### Dataset records
◇ ◇ ◇

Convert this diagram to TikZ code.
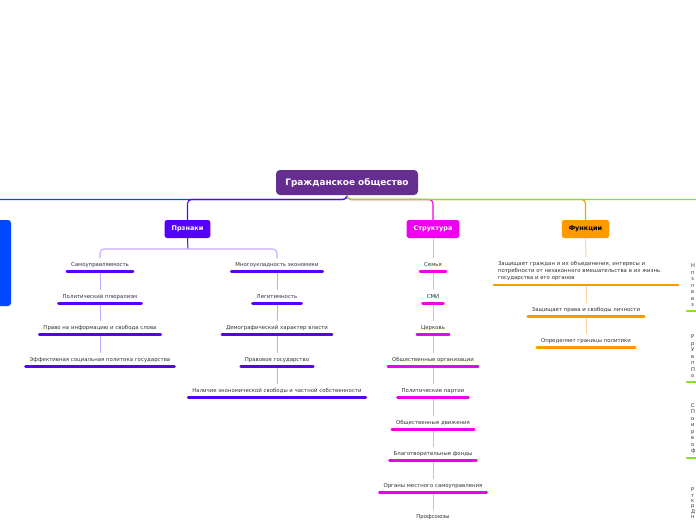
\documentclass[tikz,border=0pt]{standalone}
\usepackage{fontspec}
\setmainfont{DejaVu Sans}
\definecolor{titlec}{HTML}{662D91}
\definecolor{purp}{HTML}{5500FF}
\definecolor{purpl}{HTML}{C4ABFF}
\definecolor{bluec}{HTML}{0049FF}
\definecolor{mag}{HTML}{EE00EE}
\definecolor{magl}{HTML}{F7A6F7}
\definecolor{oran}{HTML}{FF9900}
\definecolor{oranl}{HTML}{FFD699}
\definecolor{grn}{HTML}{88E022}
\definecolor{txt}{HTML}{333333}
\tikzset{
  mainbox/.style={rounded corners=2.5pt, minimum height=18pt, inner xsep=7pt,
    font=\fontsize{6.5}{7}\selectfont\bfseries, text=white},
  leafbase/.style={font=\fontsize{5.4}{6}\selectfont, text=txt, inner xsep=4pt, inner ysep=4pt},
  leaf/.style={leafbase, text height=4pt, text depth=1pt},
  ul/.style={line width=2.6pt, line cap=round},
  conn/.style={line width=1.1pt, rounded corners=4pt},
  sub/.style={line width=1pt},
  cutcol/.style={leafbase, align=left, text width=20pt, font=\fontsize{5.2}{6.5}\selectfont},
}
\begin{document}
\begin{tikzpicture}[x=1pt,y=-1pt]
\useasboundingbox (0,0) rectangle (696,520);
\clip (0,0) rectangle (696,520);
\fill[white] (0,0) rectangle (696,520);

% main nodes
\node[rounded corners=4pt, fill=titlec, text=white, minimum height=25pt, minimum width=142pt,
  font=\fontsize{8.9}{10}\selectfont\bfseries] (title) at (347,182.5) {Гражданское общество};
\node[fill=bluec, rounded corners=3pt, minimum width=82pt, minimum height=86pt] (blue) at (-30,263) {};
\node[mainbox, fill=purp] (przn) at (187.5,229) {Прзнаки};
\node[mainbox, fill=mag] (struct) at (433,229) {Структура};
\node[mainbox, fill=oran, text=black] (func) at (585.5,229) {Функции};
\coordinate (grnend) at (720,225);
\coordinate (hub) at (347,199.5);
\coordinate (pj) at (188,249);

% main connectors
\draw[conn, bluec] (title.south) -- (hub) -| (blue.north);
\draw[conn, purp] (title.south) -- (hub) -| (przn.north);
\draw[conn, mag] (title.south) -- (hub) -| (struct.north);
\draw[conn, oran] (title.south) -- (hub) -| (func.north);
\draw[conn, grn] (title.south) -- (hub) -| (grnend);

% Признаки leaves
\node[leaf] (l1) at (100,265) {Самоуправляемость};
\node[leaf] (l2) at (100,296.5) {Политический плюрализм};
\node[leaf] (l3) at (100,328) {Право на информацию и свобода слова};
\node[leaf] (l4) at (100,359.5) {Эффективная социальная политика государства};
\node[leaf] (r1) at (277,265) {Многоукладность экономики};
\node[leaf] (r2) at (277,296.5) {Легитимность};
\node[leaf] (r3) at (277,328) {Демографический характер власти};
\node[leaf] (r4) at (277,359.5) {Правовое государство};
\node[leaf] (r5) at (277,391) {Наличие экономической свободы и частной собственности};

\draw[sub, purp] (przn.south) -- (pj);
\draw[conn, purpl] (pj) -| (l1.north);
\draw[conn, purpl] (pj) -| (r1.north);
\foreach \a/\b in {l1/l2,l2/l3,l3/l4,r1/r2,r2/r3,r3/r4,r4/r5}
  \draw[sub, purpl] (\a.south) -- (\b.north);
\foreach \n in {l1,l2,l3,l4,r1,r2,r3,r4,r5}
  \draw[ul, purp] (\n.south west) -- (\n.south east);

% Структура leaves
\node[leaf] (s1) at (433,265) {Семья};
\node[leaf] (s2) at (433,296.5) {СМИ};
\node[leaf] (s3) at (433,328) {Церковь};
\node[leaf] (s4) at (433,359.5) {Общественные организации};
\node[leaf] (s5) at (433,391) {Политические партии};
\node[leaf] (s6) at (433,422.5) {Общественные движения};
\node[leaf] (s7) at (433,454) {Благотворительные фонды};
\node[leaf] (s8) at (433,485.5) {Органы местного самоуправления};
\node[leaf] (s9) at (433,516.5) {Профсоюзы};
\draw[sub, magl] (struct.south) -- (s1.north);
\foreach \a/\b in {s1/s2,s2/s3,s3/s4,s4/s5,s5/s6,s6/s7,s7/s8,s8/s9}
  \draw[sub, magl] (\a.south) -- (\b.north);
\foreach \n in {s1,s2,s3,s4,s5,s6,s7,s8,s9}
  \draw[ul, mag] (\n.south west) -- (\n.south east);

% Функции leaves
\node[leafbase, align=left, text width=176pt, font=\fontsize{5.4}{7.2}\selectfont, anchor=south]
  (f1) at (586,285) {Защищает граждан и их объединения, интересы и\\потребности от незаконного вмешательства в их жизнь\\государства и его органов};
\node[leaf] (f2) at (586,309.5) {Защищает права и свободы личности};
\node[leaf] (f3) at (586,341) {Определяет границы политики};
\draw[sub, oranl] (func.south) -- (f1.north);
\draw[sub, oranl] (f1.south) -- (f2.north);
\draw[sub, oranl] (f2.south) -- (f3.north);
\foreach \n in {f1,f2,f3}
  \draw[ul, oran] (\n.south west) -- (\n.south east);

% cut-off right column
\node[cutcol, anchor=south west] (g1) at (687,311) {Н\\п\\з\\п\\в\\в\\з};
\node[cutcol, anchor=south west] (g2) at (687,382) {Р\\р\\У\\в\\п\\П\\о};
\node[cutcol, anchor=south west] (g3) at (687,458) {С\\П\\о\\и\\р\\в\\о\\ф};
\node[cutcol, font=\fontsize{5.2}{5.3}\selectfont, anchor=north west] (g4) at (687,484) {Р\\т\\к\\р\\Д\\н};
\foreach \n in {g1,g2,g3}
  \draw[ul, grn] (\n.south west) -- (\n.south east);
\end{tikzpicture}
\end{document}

◇ ◇ ◇

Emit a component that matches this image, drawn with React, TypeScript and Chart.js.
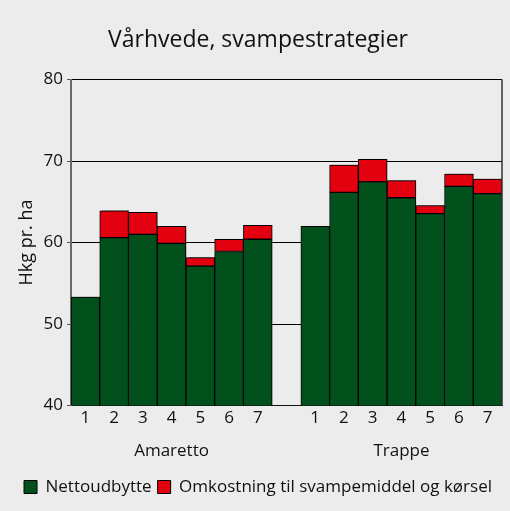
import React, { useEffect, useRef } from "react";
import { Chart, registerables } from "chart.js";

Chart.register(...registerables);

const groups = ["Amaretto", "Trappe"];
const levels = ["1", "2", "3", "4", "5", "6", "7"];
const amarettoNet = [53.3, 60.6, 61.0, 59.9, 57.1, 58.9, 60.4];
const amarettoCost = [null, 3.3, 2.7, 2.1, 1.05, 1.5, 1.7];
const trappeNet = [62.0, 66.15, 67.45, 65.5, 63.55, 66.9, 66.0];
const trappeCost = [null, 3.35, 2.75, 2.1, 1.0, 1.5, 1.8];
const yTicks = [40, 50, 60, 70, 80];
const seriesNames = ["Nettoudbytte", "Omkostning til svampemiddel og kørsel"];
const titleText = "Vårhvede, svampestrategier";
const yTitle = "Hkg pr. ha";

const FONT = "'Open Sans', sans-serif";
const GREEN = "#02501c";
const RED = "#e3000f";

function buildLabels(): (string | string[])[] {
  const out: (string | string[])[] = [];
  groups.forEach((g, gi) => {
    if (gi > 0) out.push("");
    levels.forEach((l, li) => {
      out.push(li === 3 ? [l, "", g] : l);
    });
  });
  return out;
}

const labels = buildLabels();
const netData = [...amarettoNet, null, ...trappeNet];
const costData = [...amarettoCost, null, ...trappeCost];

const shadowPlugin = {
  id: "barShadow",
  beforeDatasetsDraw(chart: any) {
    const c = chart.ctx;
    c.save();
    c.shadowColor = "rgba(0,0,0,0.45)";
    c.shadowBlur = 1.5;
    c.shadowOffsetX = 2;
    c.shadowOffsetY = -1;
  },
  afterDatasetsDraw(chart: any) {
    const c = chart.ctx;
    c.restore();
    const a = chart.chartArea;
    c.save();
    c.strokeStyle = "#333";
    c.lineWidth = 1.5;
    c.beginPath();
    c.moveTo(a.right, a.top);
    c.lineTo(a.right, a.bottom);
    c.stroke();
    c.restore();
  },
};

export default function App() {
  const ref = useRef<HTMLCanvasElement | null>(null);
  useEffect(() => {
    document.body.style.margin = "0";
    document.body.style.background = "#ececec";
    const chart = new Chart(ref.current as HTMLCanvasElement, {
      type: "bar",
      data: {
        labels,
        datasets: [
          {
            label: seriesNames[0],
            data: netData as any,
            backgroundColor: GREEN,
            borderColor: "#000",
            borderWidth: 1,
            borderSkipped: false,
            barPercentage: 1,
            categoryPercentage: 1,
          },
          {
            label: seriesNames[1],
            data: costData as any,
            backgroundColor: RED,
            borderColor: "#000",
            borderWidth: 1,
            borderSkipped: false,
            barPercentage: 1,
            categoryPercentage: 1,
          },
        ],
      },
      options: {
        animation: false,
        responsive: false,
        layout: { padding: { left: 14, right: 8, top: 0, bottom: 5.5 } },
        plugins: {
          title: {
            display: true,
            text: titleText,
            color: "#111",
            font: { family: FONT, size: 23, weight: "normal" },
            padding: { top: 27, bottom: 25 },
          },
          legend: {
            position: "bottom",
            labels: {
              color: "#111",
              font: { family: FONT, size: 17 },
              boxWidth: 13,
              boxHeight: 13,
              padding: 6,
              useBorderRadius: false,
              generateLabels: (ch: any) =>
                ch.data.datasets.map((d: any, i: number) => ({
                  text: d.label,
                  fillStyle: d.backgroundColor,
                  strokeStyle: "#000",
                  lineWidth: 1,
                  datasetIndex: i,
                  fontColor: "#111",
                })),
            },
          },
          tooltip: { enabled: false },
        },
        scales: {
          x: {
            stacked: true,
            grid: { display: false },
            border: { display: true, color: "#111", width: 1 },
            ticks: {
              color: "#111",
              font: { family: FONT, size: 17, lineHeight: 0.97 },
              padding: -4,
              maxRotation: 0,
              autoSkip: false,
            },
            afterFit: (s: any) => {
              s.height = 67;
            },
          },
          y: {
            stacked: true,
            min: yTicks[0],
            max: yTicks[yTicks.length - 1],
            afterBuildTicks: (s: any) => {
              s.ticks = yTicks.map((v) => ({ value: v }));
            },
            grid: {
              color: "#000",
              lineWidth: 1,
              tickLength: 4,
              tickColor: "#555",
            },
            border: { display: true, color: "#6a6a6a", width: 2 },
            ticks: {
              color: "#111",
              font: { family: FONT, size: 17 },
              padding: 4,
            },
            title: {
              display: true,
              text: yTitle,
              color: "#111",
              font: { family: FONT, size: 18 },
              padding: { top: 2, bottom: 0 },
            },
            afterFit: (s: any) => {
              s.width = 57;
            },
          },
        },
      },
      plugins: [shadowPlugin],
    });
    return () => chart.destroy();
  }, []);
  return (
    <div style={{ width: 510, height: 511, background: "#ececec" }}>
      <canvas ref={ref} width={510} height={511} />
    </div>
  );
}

◇ ◇ ◇

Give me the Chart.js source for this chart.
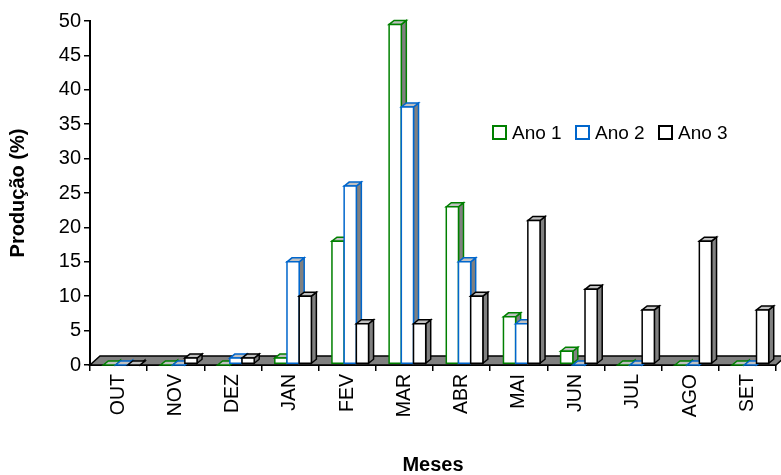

◇ ◇ ◇

### Written request
Begin with the line that contains "Emit a component" and end with the line that contains "Chart.register(...registerables);"; write out both and all lines between exactly, but no pictures.

### Task answer
Emit a component that matches this image, drawn with React, TypeScript and Chart.js.
import React, { useEffect, useRef } from "react";
import { Chart, registerables } from "chart.js";

Chart.register(...registerables);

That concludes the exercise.